-- Start Information given --

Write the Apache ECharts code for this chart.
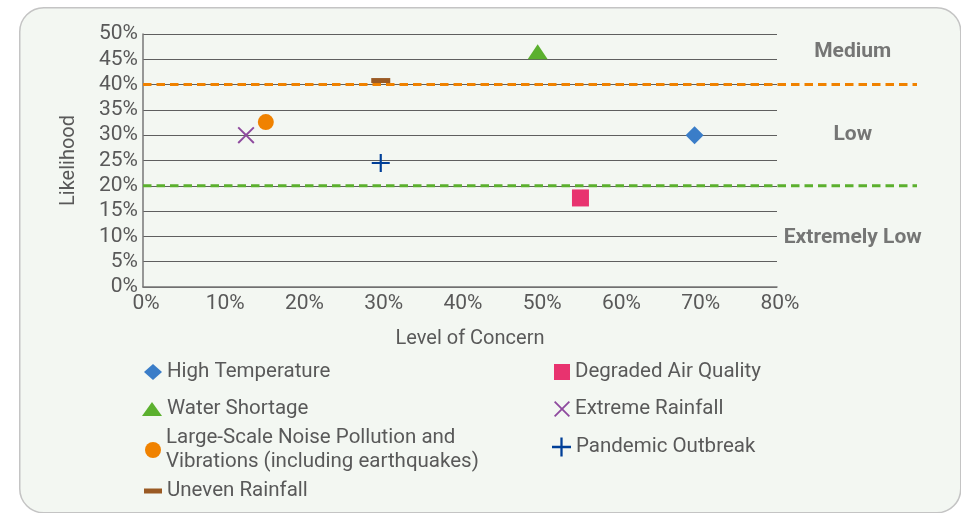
<!DOCTYPE html>
<html>
<head>
<meta charset="utf-8">
<script src="https://cdn.jsdelivr.net/npm/echarts@6/dist/echarts.min.js"></script>
<style>
html,body{margin:0;padding:0;background:#fff;}
#c{width:961px;height:513px;}
</style>
</head>
<body>
<div id="c"></div>
<script>
// ---- data ----
const seriesNames = ['High Temperature', 'Degraded Air Quality', 'Water Shortage', 'Extreme Rainfall',
  'Large-Scale Noise Pollution and\nVibrations (including earthquakes)', 'Pandemic Outbreak', 'Uneven Rainfall'];
const concern = [69.6, 55.2, 49.8, 13, 15.5, 30, 30];          // Level of Concern (%)
const likelihood = [30, 17.6, 46.5, 30, 32.6, 24.5, 40.8];     // Likelihood (%)
const thresholdValues = [40, 20];                               // dashed threshold lines (%)
const thresholdSpan = [0, 1];
const regionLabels = ['Medium', 'Low', 'Extremely Low'];
const regionLabelY = [46.4, 30, 9.8];
const regionLabelX = 0.917;
const xTicks = [0, 80, 10];
const yTicks = [0, 50, 5];

// ---- styles ----
const txt = '#595959';
const FONT = 'Roboto';
const colors = ['#3A7DC8', '#E8336F', '#5BB02E', '#8E4A9E', '#F08200', '#003F98', '#9A5A24'];
const xPath = 'path://M0,1.6L1.6,0L10,8.4L18.4,0L20,1.6L11.6,10L20,18.4L18.4,20L10,11.6L1.6,20L0,18.4L8.4,10Z';
const plusPath = 'path://M0,8.8h8.8V0h2.4v8.8H20v2.4h-8.8V20H8.8v-8.8H0Z';
const symbols = ['diamond', 'rect', 'triangle', xPath, 'circle', plusPath, 'rect'];
const symbolSizes = [18, 17, [20, 15], 17, 16, 18, [19, 5]];
const legendIcons = ['path://M9,0L18,8L9,16L0,8Z', 'rect', 'path://M10,0L20,14L0,14Z', xPath, 'circle', plusPath, 'path://M0,0h18v5H0Z'];
const legendIconSize = [[18,16],[16,16],[20,14],[16,16],[16,17],[19,19],[18,5]];
const legendPos = [[144,360],[554,360],[142,397],[554,397],[145,426],[552,435],[144,479]];
const thresholdColors = ['#F08200', '#5BB02E'];

const chart = echarts.init(document.getElementById('c'), null, {renderer: 'canvas'});

const series = [];
seriesNames.forEach((n, i) => {
  series.push({
    name: n, type: 'scatter', xAxisIndex: 0, yAxisIndex: 0,
    symbol: symbols[i], symbolSize: symbolSizes[i],
    itemStyle: {color: colors[i], opacity: 1},
    data: [[concern[i], likelihood[i]]],
    z: 5
  });
});
thresholdValues.forEach((v, i) => {
  series.push({
    name: 'th' + i, type: 'line', xAxisIndex: 1, yAxisIndex: 1,
    data: thresholdSpan.map(x => [x, v]), symbol: 'none',
    lineStyle: {color: thresholdColors[i], width: 3, type: [8.5, 5]},
    z: 4, silent: true
  });
});
series.push({
  name: 'regions', type: 'scatter', xAxisIndex: 1, yAxisIndex: 1,
  symbolSize: 0, silent: true,
  data: regionLabels.map((l, i) => ({value: [regionLabelX, regionLabelY[i]], name: l})),
  label: {show: true, position: 'inside', formatter: p => p.name,
    fontFamily: FONT, fontSize: 21, fontWeight: 'bold', color: '#555555'}
});

const legends = seriesNames.map((n, i) => ({
  data: [{name: n, icon: legendIcons[i]}],
  left: legendPos[i][0], top: legendPos[i][1], padding: 0,
  itemWidth: legendIconSize[i][0], itemHeight: legendIconSize[i][1],
  textStyle: {fontFamily: FONT, fontSize: 20.5, color: txt, lineHeight: 24},
  selectedMode: false
}));

chart.setOption({
  animation: false,
  backgroundColor: '#ffffff',
  graphic: [{
    type: 'rect', left: 19, top: 7, z: -10,
    shape: {width: 941, height: 505, r: 24},
    style: {fill: '#F3F7F2', stroke: '#C4C4C4', lineWidth: 1.5}
  }],
  grid: [
    {left: 143, top: 34, width: 634, height: 253},
    {left: 143, top: 34, width: 774, height: 253}
  ],
  xAxis: [{
    type: 'value', gridIndex: 0, min: xTicks[0], max: xTicks[1], interval: xTicks[2],
    name: 'Level of Concern', nameLocation: 'middle', nameGap: 42,
    nameTextStyle: {fontFamily: FONT, fontSize: 20, color: txt, padding: [0, 0, 0, 20]},
    axisLine: {show: true, lineStyle: {color: '#777', width: 1.5}},
    axisTick: {show: false},
    splitLine: {show: false},
    axisLabel: {formatter: '{value}%', fontFamily: FONT, fontSize: 21, color: txt, margin: 6, padding: [0, 0, 0, 6]}
  }, {
    type: 'value', gridIndex: 1, min: 0, max: 1, show: false
  }],
  yAxis: [{
    type: 'value', gridIndex: 0, min: yTicks[0], max: yTicks[1], interval: yTicks[2],
    name: 'Likelihood', nameLocation: 'middle', nameGap: 64,
    nameTextStyle: {fontFamily: FONT, fontSize: 20, color: txt},
    axisLine: {show: true, lineStyle: {color: '#777', width: 1.5}},
    axisTick: {show: false},
    splitLine: {show: true, lineStyle: {color: '#5f5f5f', width: 1}},
    axisLabel: {formatter: '{value}%', fontFamily: FONT, fontSize: 21, color: txt, margin: 5, padding: [4, 0, 0, 0]}
  }, {
    type: 'value', gridIndex: 1, min: yTicks[0], max: yTicks[1], show: false
  }],
  legend: legends,
  series: series
});
</script>
</body>
</html>
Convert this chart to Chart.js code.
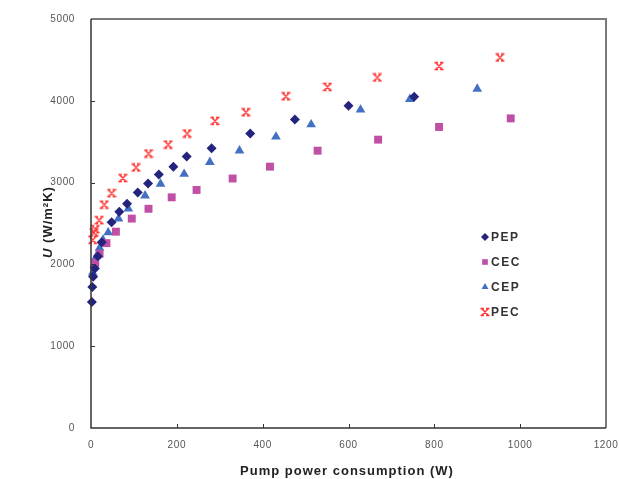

-- End Information given --

Copy out the listing exactly as it stands, but not the pictures.

Write the Apache ECharts code for this chart.
<!DOCTYPE html>
<html>
<head>
<meta charset="utf-8">
<script src="https://cdn.jsdelivr.net/npm/echarts@6/dist/echarts.min.js"></script>
<style>
html,body{margin:0;padding:0;background:#fff;}
#c{width:961px;height:513px;}
</style>
</head>
<body>
<div id="c"></div>
<script>
// ---- data ----
const seriesNames = ['High Temperature', 'Degraded Air Quality', 'Water Shortage', 'Extreme Rainfall',
  'Large-Scale Noise Pollution and\nVibrations (including earthquakes)', 'Pandemic Outbreak', 'Uneven Rainfall'];
const concern = [69.6, 55.2, 49.8, 13, 15.5, 30, 30];          // Level of Concern (%)
const likelihood = [30, 17.6, 46.5, 30, 32.6, 24.5, 40.8];     // Likelihood (%)
const thresholdValues = [40, 20];                               // dashed threshold lines (%)
const thresholdSpan = [0, 1];
const regionLabels = ['Medium', 'Low', 'Extremely Low'];
const regionLabelY = [46.4, 30, 9.8];
const regionLabelX = 0.917;
const xTicks = [0, 80, 10];
const yTicks = [0, 50, 5];

// ---- styles ----
const txt = '#595959';
const FONT = 'Roboto';
const colors = ['#3A7DC8', '#E8336F', '#5BB02E', '#8E4A9E', '#F08200', '#003F98', '#9A5A24'];
const xPath = 'path://M0,1.6L1.6,0L10,8.4L18.4,0L20,1.6L11.6,10L20,18.4L18.4,20L10,11.6L1.6,20L0,18.4L8.4,10Z';
const plusPath = 'path://M0,8.8h8.8V0h2.4v8.8H20v2.4h-8.8V20H8.8v-8.8H0Z';
const symbols = ['diamond', 'rect', 'triangle', xPath, 'circle', plusPath, 'rect'];
const symbolSizes = [18, 17, [20, 15], 17, 16, 18, [19, 5]];
const legendIcons = ['path://M9,0L18,8L9,16L0,8Z', 'rect', 'path://M10,0L20,14L0,14Z', xPath, 'circle', plusPath, 'path://M0,0h18v5H0Z'];
const legendIconSize = [[18,16],[16,16],[20,14],[16,16],[16,17],[19,19],[18,5]];
const legendPos = [[144,360],[554,360],[142,397],[554,397],[145,426],[552,435],[144,479]];
const thresholdColors = ['#F08200', '#5BB02E'];

const chart = echarts.init(document.getElementById('c'), null, {renderer: 'canvas'});

const series = [];
seriesNames.forEach((n, i) => {
  series.push({
    name: n, type: 'scatter', xAxisIndex: 0, yAxisIndex: 0,
    symbol: symbols[i], symbolSize: symbolSizes[i],
    itemStyle: {color: colors[i], opacity: 1},
    data: [[concern[i], likelihood[i]]],
    z: 5
  });
});
thresholdValues.forEach((v, i) => {
  series.push({
    name: 'th' + i, type: 'line', xAxisIndex: 1, yAxisIndex: 1,
    data: thresholdSpan.map(x => [x, v]), symbol: 'none',
    lineStyle: {color: thresholdColors[i], width: 3, type: [8.5, 5]},
    z: 4, silent: true
  });
});
series.push({
  name: 'regions', type: 'scatter', xAxisIndex: 1, yAxisIndex: 1,
  symbolSize: 0, silent: true,
  data: regionLabels.map((l, i) => ({value: [regionLabelX, regionLabelY[i]], name: l})),
  label: {show: true, position: 'inside', formatter: p => p.name,
    fontFamily: FONT, fontSize: 21, fontWeight: 'bold', color: '#555555'}
});

const legends = seriesNames.map((n, i) => ({
  data: [{name: n, icon: legendIcons[i]}],
  left: legendPos[i][0], top: legendPos[i][1], padding: 0,
  itemWidth: legendIconSize[i][0], itemHeight: legendIconSize[i][1],
  textStyle: {fontFamily: FONT, fontSize: 20.5, color: txt, lineHeight: 24},
  selectedMode: false
}));

chart.setOption({
  animation: false,
  backgroundColor: '#ffffff',
  graphic: [{
    type: 'rect', left: 19, top: 7, z: -10,
    shape: {width: 941, height: 505, r: 24},
    style: {fill: '#F3F7F2', stroke: '#C4C4C4', lineWidth: 1.5}
  }],
  grid: [
    {left: 143, top: 34, width: 634, height: 253},
    {left: 143, top: 34, width: 774, height: 253}
  ],
  xAxis: [{
    type: 'value', gridIndex: 0, min: xTicks[0], max: xTicks[1], interval: xTicks[2],
    name: 'Level of Concern', nameLocation: 'middle', nameGap: 42,
    nameTextStyle: {fontFamily: FONT, fontSize: 20, color: txt, padding: [0, 0, 0, 20]},
    axisLine: {show: true, lineStyle: {color: '#777', width: 1.5}},
    axisTick: {show: false},
    splitLine: {show: false},
    axisLabel: {formatter: '{value}%', fontFamily: FONT, fontSize: 21, color: txt, margin: 6, padding: [0, 0, 0, 6]}
  }, {
    type: 'value', gridIndex: 1, min: 0, max: 1, show: false
  }],
  yAxis: [{
    type: 'value', gridIndex: 0, min: yTicks[0], max: yTicks[1], interval: yTicks[2],
    name: 'Likelihood', nameLocation: 'middle', nameGap: 64,
    nameTextStyle: {fontFamily: FONT, fontSize: 20, color: txt},
    axisLine: {show: true, lineStyle: {color: '#777', width: 1.5}},
    axisTick: {show: false},
    splitLine: {show: true, lineStyle: {color: '#5f5f5f', width: 1}},
    axisLabel: {formatter: '{value}%', fontFamily: FONT, fontSize: 21, color: txt, margin: 5, padding: [4, 0, 0, 0]}
  }, {
    type: 'value', gridIndex: 1, min: yTicks[0], max: yTicks[1], show: false
  }],
  legend: legends,
  series: series
});
</script>
</body>
</html>
Convert this chart to Chart.js code.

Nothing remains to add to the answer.